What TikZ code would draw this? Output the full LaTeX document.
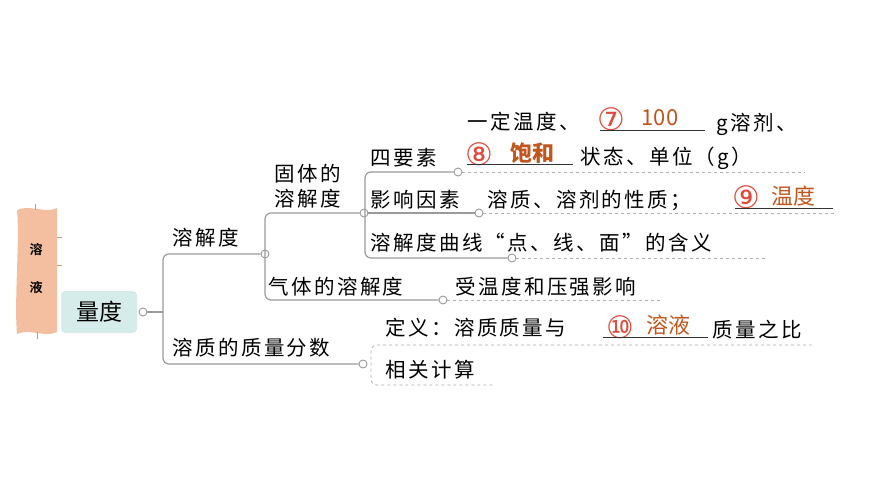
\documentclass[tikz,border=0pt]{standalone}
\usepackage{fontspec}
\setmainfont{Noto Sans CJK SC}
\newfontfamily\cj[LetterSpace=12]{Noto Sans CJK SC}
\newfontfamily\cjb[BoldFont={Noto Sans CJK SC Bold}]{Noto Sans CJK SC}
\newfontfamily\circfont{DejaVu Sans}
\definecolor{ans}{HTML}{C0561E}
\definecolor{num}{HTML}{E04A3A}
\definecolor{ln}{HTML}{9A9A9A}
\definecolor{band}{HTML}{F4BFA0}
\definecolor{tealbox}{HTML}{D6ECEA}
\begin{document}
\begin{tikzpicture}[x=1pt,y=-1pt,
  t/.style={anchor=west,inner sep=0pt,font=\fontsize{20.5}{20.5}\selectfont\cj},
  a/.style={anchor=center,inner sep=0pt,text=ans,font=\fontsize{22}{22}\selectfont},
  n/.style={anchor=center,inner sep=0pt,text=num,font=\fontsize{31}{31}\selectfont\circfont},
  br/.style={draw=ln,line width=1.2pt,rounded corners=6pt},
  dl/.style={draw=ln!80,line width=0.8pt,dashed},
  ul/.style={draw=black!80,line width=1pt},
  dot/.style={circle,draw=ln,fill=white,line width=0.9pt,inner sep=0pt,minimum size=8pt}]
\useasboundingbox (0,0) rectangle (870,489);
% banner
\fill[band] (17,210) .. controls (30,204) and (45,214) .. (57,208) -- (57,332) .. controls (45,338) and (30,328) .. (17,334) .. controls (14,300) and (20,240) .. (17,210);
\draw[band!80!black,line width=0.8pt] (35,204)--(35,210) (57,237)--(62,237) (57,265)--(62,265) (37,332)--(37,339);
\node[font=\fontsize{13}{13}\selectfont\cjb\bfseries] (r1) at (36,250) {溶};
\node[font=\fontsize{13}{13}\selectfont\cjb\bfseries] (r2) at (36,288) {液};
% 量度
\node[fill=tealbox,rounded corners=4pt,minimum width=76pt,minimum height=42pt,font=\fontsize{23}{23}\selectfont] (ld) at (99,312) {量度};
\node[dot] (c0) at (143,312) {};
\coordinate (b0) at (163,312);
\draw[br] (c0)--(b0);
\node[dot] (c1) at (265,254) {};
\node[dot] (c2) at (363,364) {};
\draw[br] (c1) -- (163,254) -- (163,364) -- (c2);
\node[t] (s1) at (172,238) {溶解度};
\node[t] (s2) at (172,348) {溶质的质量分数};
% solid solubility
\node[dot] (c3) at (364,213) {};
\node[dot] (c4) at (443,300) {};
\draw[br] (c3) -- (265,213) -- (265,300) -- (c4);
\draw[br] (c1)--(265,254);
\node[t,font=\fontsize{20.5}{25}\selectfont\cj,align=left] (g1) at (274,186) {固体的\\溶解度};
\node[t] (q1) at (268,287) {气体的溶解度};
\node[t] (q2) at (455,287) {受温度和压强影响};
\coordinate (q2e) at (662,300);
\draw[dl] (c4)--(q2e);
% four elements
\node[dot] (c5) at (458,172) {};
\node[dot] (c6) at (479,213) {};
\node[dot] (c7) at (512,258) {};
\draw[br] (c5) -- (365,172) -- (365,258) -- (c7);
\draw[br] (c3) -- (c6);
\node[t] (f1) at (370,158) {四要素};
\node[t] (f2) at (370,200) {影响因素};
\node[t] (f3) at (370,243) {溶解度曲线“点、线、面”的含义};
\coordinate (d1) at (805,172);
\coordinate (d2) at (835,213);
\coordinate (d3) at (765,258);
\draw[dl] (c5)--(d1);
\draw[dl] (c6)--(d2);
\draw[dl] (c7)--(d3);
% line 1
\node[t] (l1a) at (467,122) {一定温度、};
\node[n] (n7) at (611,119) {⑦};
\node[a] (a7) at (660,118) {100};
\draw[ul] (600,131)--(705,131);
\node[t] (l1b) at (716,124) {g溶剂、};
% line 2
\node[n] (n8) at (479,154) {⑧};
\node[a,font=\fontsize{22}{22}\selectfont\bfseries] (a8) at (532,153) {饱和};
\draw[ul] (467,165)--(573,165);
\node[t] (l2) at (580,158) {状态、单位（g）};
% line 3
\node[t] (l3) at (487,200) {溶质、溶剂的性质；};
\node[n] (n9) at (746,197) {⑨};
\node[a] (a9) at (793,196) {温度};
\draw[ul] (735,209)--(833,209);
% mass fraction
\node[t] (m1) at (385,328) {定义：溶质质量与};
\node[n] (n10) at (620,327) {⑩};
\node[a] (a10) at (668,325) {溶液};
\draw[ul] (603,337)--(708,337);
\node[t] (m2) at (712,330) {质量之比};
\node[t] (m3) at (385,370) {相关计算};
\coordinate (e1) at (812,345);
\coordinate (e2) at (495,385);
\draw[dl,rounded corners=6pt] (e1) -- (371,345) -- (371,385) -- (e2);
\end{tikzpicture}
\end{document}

—————

Do not copy the pictures, but repeat every line exactly.

### FINISHED EXERCISE
What TikZ code would draw this? Output the full LaTeX document.
\documentclass[tikz,border=0pt]{standalone}
\usepackage{fontspec}
\setmainfont{Noto Sans CJK SC}
\newfontfamily\cj[LetterSpace=12]{Noto Sans CJK SC}
\newfontfamily\cjb[BoldFont={Noto Sans CJK SC Bold}]{Noto Sans CJK SC}
\newfontfamily\circfont{DejaVu Sans}
\definecolor{ans}{HTML}{C0561E}
\definecolor{num}{HTML}{E04A3A}
\definecolor{ln}{HTML}{9A9A9A}
\definecolor{band}{HTML}{F4BFA0}
\definecolor{tealbox}{HTML}{D6ECEA}
\begin{document}
\begin{tikzpicture}[x=1pt,y=-1pt,
  t/.style={anchor=west,inner sep=0pt,font=\fontsize{20.5}{20.5}\selectfont\cj},
  a/.style={anchor=center,inner sep=0pt,text=ans,font=\fontsize{22}{22}\selectfont},
  n/.style={anchor=center,inner sep=0pt,text=num,font=\fontsize{31}{31}\selectfont\circfont},
  br/.style={draw=ln,line width=1.2pt,rounded corners=6pt},
  dl/.style={draw=ln!80,line width=0.8pt,dashed},
  ul/.style={draw=black!80,line width=1pt},
  dot/.style={circle,draw=ln,fill=white,line width=0.9pt,inner sep=0pt,minimum size=8pt}]
\useasboundingbox (0,0) rectangle (870,489);
% banner
\fill[band] (17,210) .. controls (30,204) and (45,214) .. (57,208) -- (57,332) .. controls (45,338) and (30,328) .. (17,334) .. controls (14,300) and (20,240) .. (17,210);
\draw[band!80!black,line width=0.8pt] (35,204)--(35,210) (57,237)--(62,237) (57,265)--(62,265) (37,332)--(37,339);
\node[font=\fontsize{13}{13}\selectfont\cjb\bfseries] (r1) at (36,250) {溶};
\node[font=\fontsize{13}{13}\selectfont\cjb\bfseries] (r2) at (36,288) {液};
% 量度
\node[fill=tealbox,rounded corners=4pt,minimum width=76pt,minimum height=42pt,font=\fontsize{23}{23}\selectfont] (ld) at (99,312) {量度};
\node[dot] (c0) at (143,312) {};
\coordinate (b0) at (163,312);
\draw[br] (c0)--(b0);
\node[dot] (c1) at (265,254) {};
\node[dot] (c2) at (363,364) {};
\draw[br] (c1) -- (163,254) -- (163,364) -- (c2);
\node[t] (s1) at (172,238) {溶解度};
\node[t] (s2) at (172,348) {溶质的质量分数};
% solid solubility
\node[dot] (c3) at (364,213) {};
\node[dot] (c4) at (443,300) {};
\draw[br] (c3) -- (265,213) -- (265,300) -- (c4);
\draw[br] (c1)--(265,254);
\node[t,font=\fontsize{20.5}{25}\selectfont\cj,align=left] (g1) at (274,186) {固体的\\溶解度};
\node[t] (q1) at (268,287) {气体的溶解度};
\node[t] (q2) at (455,287) {受温度和压强影响};
\coordinate (q2e) at (662,300);
\draw[dl] (c4)--(q2e);
% four elements
\node[dot] (c5) at (458,172) {};
\node[dot] (c6) at (479,213) {};
\node[dot] (c7) at (512,258) {};
\draw[br] (c5) -- (365,172) -- (365,258) -- (c7);
\draw[br] (c3) -- (c6);
\node[t] (f1) at (370,158) {四要素};
\node[t] (f2) at (370,200) {影响因素};
\node[t] (f3) at (370,243) {溶解度曲线“点、线、面”的含义};
\coordinate (d1) at (805,172);
\coordinate (d2) at (835,213);
\coordinate (d3) at (765,258);
\draw[dl] (c5)--(d1);
\draw[dl] (c6)--(d2);
\draw[dl] (c7)--(d3);
% line 1
\node[t] (l1a) at (467,122) {一定温度、};
\node[n] (n7) at (611,119) {⑦};
\node[a] (a7) at (660,118) {100};
\draw[ul] (600,131)--(705,131);
\node[t] (l1b) at (716,124) {g溶剂、};
% line 2
\node[n] (n8) at (479,154) {⑧};
\node[a,font=\fontsize{22}{22}\selectfont\bfseries] (a8) at (532,153) {饱和};
\draw[ul] (467,165)--(573,165);
\node[t] (l2) at (580,158) {状态、单位（g）};
% line 3
\node[t] (l3) at (487,200) {溶质、溶剂的性质；};
\node[n] (n9) at (746,197) {⑨};
\node[a] (a9) at (793,196) {温度};
\draw[ul] (735,209)--(833,209);
% mass fraction
\node[t] (m1) at (385,328) {定义：溶质质量与};
\node[n] (n10) at (620,327) {⑩};
\node[a] (a10) at (668,325) {溶液};
\draw[ul] (603,337)--(708,337);
\node[t] (m2) at (712,330) {质量之比};
\node[t] (m3) at (385,370) {相关计算};
\coordinate (e1) at (812,345);
\coordinate (e2) at (495,385);
\draw[dl,rounded corners=6pt] (e1) -- (371,345) -- (371,385) -- (e2);
\end{tikzpicture}
\end{document}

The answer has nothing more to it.